Exercise

Cage match! Amazon vs. Google pro reviews

Amazon's positive reviews appear to mention bigrams such as "good benefits", while its negative reviews focus on bigrams such as "workload" and "work-life balance" issues.

In contrast, Google's positive reviews mention "great food", "perks", "smart people", and "fun culture", among other things. Google's negative reviews discuss "politics", "getting big", "bureaucracy", and "middle management".
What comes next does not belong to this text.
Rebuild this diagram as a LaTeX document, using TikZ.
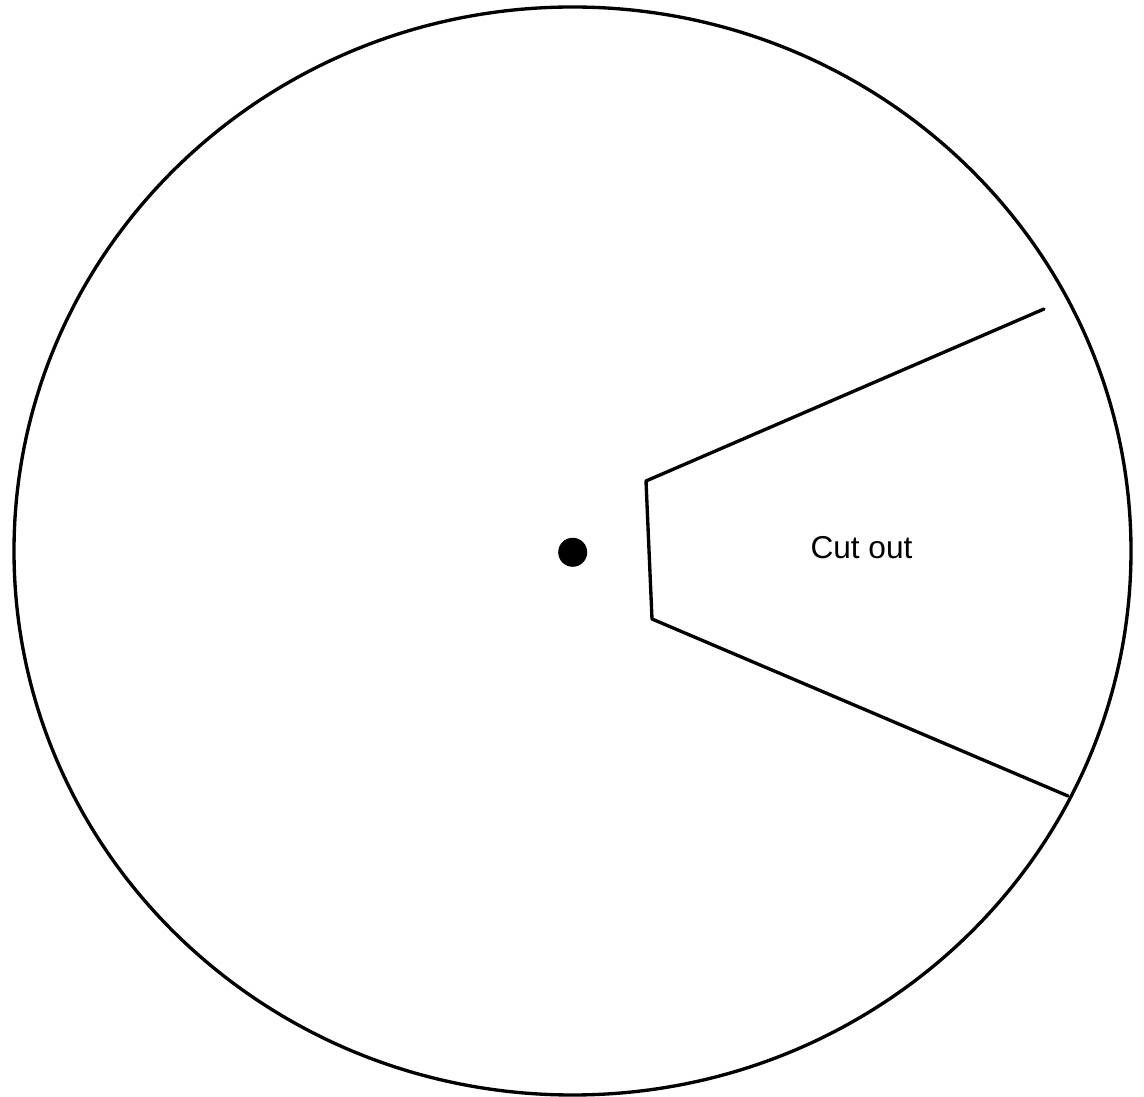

You decide to make a pyramid plot lining up positive reviews for Amazon and Google so you can compare the differences between any shared bigrams.
We have preloaded a data frame, all_tdm_df, consisting of terms and corresponding AmazonPro, and GooglePro bigram frequencies. Using this data frame, you will identify the top 5 bigrams that are shared between the two corpora.

Instructions

100 XP
  • Create common_words from all_tdm_df using dplyr functions.
    • filter() on the AmazonPro column for nonzero values.
    • Likewise filter the GooglePro column for nonzero values.
    • Then mutate() a new column, diff which is the abs (absolute) difference between the term frequencies columns.
  • Pipe common_words into slice_max to create top5_df referencing the diff column and top 5 values. It will print to your console for review.
  • Create a pyramid.plot passing in top5_df$AmazonPro then top5_df$GooglePro and finally add labels with top5_df$terms.